Tuesday, August 4, 2009

It was my friend Buzz Bissinger who got me onto Facebook—a series of notes from him that could not be read unless I went ahead and plugged myself in. I'm not what anyone would call Facebook adept; I still can't figure out which notes are private, which are public, what the world sees and what gets sent to just one friend. And don't even ask me about that wall, and to be honest: the photos that I've posted are just the ones that have stuck; who knows where the rest of them have gone to.

Still and nonetheless (and yet!): Facebook has brought me back into touch with former high school track teamers (Donna and Donna) and with a Bread Loaf alum (Leslie Pietrzyk). It has introduced me to editors and readers.
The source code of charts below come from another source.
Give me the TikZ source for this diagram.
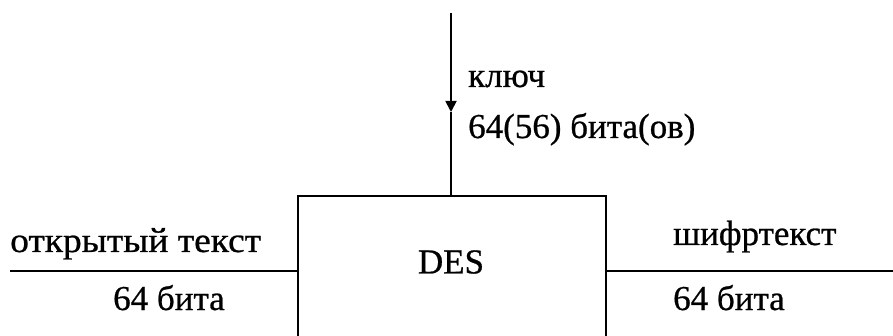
\documentclass[tikz,border=0pt]{standalone}
\usepackage{fontspec}
\setmainfont{Liberation Serif}[FakeBold=0.7]
\usetikzlibrary{arrows.meta}
\begin{document}
\begin{tikzpicture}[x=1pt,y=-1pt,
  lbl/.style={inner sep=0pt,font=\fontsize{35}{40}\selectfont},
  ln/.style={line width=1.8pt}]
\useasboundingbox (0,0) rectangle (893,336);
\node[draw,line width=1.8pt,minimum width=308pt,minimum height=170pt,anchor=north west,inner sep=0pt] (des) at (297,195) {};
\node[lbl] (dest) at (451,262) {DES};
\coordinate (ktop) at (451,13);
\coordinate (kmid) at (451,112);
\coordinate (lin) at (10,271);
\coordinate (rout) at (893,271);
\draw[ln,-{Triangle[length=11pt,width=11pt]}] (ktop) -- (kmid);
\draw[ln] (kmid) -- (des.north -| kmid);
\draw[ln] (lin) -- (lin -| des.west);
\draw[ln] (rout -| des.east) -- (rout);
\node[lbl,anchor=base west] (kl) at (468,87) {ключ};
\node[lbl,anchor=base west] (kb) at (468,138) {64(56) бита(ов)};
\node[lbl,anchor=base west,xscale=1.07] (ot) at (10,252) {открытый текст};
\node[lbl,anchor=base west] (ob) at (113,310) {64 бита};
\node[lbl,anchor=base west] (st) at (673,245) {шифртекст};
\node[lbl,anchor=base west] (sb) at (673,310) {64 бита};
\end{tikzpicture}
\end{document}
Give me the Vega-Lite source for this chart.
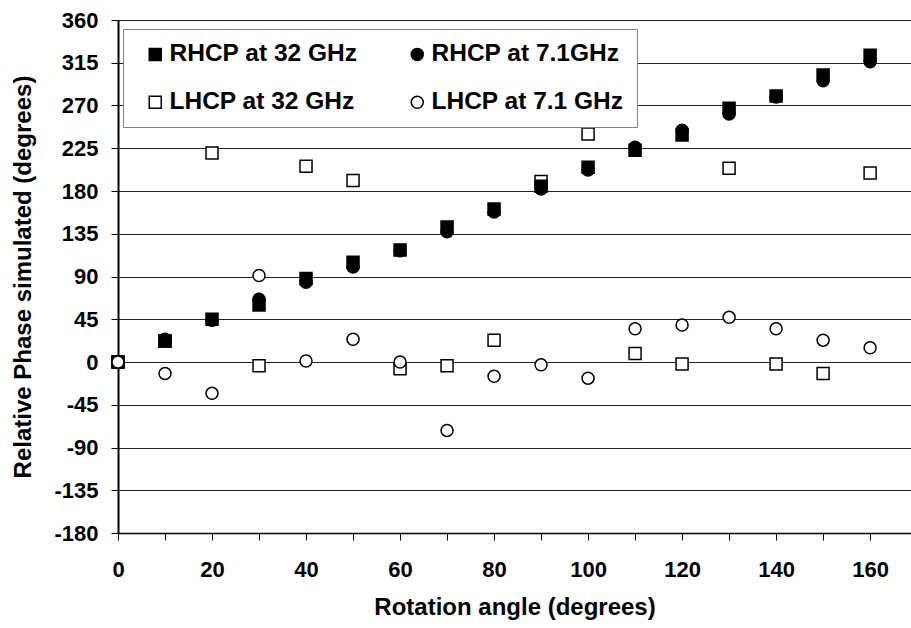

It has kept me up-to-date with the infamous personalities of the ballroom dance world (the famous ones, too), and it has presented me with a number, an actual number, of friends. Counted them up for me on the off-chance that I need to quantify my life. (According to the stats, I have far fewer "friends" than the average Facebooker.)
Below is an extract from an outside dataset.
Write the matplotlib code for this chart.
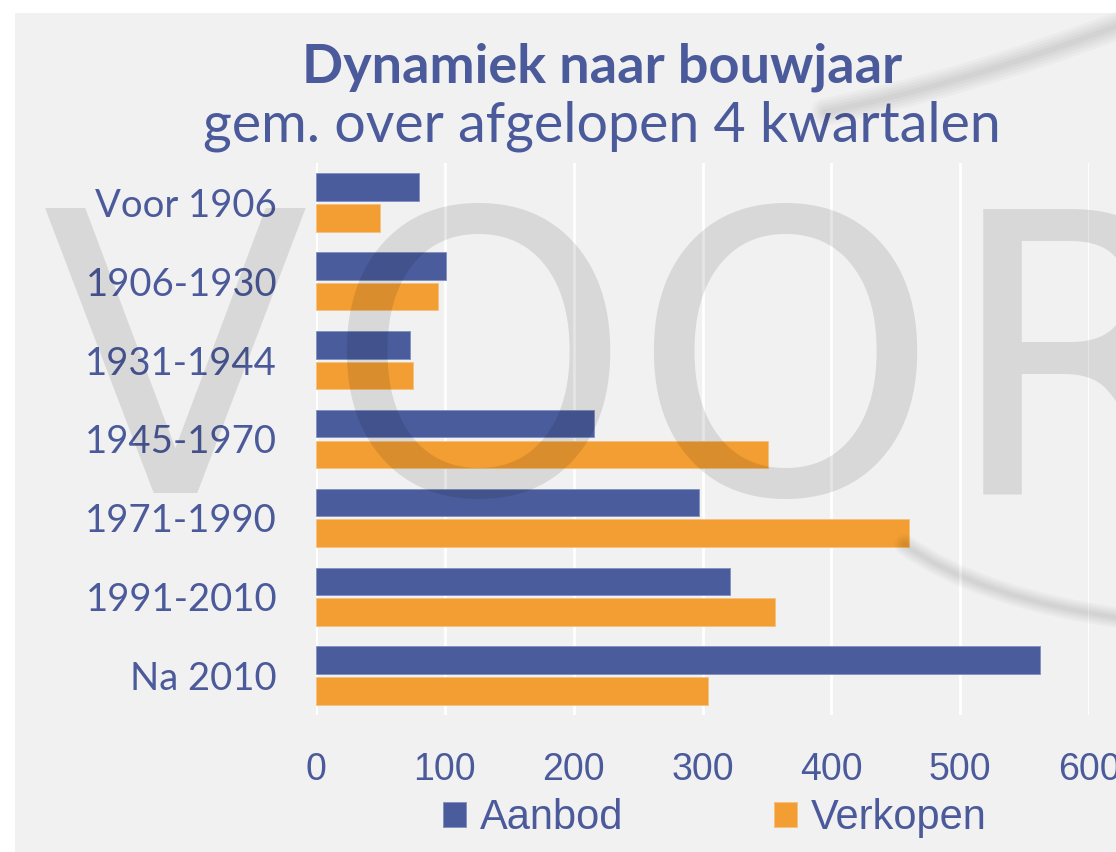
import matplotlib
matplotlib.use("Agg")
import matplotlib.pyplot as plt
import numpy as np
from matplotlib.patches import Rectangle, PathPatch
from matplotlib.path import Path

# data
categories = ["Voor 1906", "1906-1930", "1931-1944", "1945-1970",
              "1971-1990", "1991-2010", "Na 2010"]
aanbod = [80, 101, 73, 216, 297, 321, 562]
verkopen = [50, 95, 75, 351, 460, 356, 304]
x_ticks = [0, 100, 200, 300, 400, 500, 600]
title = "Dynamiek naar bouwjaar"
subtitle = "gem. over afgelopen 4 kwartalen"

BLUE = "#4a5c9c"
ORANGE = "#f29e33"
TEXT = "#4b5a9a"
PANEL = "#f1f1f1"

W, H = 1116, 852
fig = plt.figure(figsize=(W / 100, H / 100), dpi=100)
fig.patch.set_facecolor("white")

# grey panel behind everything
fig.add_artist(Rectangle((15 / W, 0), 1, 1 - 13 / H, transform=fig.transFigure,
                         facecolor=PANEL, edgecolor="none", zorder=-10))

ax = fig.add_axes([316 / W, 1 - 715 / H, 773 / W, (715 - 163) / H])
ax.set_facecolor("none")

y = np.arange(len(categories))
bar_h = 0.35
ax.barh(y - 0.195, aanbod, height=bar_h, color=BLUE, edgecolor="#8090c0",
        linewidth=0.6, zorder=3, label="Aanbod")
ax.barh(y + 0.195, verkopen, height=bar_h, color=ORANGE, edgecolor="#f6c080",
        linewidth=0.6, zorder=3, label="Verkopen")

ax.set_xlim(0, 600)
ax.set_ylim(len(categories) - 0.5, -0.5)
ax.set_xticks(x_ticks)
ax.set_yticks(y)
ax.set_yticklabels(categories)
ax.grid(axis="x", color="white", linewidth=2.0, zorder=1)
ax.axvline(0, color="white", linewidth=2.0, zorder=1)
ax.set_axisbelow(True)
for s in ax.spines.values():
    s.set_visible(False)
ax.tick_params(length=0)
ax.tick_params(axis="y", pad=28, labelsize=27.5, labelcolor=TEXT)
ax.tick_params(axis="x", pad=27, labelsize=27, labelcolor=TEXT)
for lab in ax.get_yticklabels():
    lab.set_family(["Lato", "DejaVu Sans"])
for lab in ax.get_xticklabels():
    lab.set_family(["Liberation Sans Narrow", "Liberation Sans", "DejaVu Sans"])

fig.text(602 / W, 1 - 82 / H, title, ha="center", va="baseline",
         fontsize=39, fontweight="bold", color=TEXT, family=["Lato", "DejaVu Sans"])
fig.text(602 / W, 1 - 142 / H, subtitle, ha="center", va="baseline",
         fontsize=40, color=TEXT, family=["Lato", "DejaVu Sans"])

leg = ax.legend(loc="center", bbox_to_anchor=(715 / W, 1 - 818 / H),
                bbox_transform=fig.transFigure, ncol=2, frameon=False,
                handlelength=0.55, handleheight=0.55, handletextpad=0.35,
                columnspacing=3.6,
                prop={"family": ["Liberation Sans Narrow", "Liberation Sans", "DejaVu Sans"],
                      "size": 30})
for t in leg.get_texts():
    t.set_color(TEXT)

# watermark
wm = dict(color="black", alpha=0.1, fontsize=281, va="baseline",
          family="DejaVu Sans", zorder=20)
base = 1 - 493 / H
fig.text(175 / W, base, "V", ha="center", **wm)
fig.text(478 / W, base, "O", ha="center", **wm)
fig.text(785 / W, base, "O", ha="center", **wm)
fig.text(945 / W, base, "R", ha="left", **wm)

# swoosh
def swoosh(p0, p1, p2, widths):
    verts = [(px / W, 1 - py / H) for px, py in (p0, p1, p2)]
    path = Path(verts, [Path.MOVETO, Path.CURVE3, Path.CURVE3])
    for lw in widths:
        fig.add_artist(PathPatch(path, transform=fig.transFigure, fill=False,
                                 edgecolor="black", alpha=0.025, linewidth=lw,
                                 capstyle="round", zorder=19))

swoosh((825, 112), (960, 85), (1120, 25), [4, 8, 12, 16, 20])
swoosh((905, 545), (980, 598), (1120, 618), [3, 6, 9, 12, 15])

fig.savefig("out.png", dpi=100)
This week, I received a message, and then a brief series of notes, from a writer named Kathy Briccetti. Ultimately I received from her an attachment. It was an essay she'd written for an anthology called A Cup of Comfort for Writers. The piece is called "The Drowning Girl." It recounts a moment several years ago in the Tiburon bookstore, Book Passages, where I'd gone to read from my Chanticleer memoir, Ghosts in the Garden, and where I talked about the writing life. Kathy had been in the audience that night. She captured that moment in time.

I am no celebrity writer. I rarely read from my own books. I've only ever once been invited to the BEA, and this is what happened then: They put my signing "line" directly beside Jodi Picoult's signing line. Guess which line was longest (by about ten miles)? And so it touched me more deeply than I can say to read Kathy's account of an evening four years ago, to realize that I'd been listened to that carefully, that I'd been transcribed onto another's page. I don't believe I've ever read another's account of me; it's one thing to be interviewed and it's another to be described. My wild hair is there. My deep set eyes, lost entirely to shadow. My way of speaking, pausing, thinking.

What is the punch line? What is there to say? Nothing, but that I found myself in tears by the essay's end. That was me then. I existed.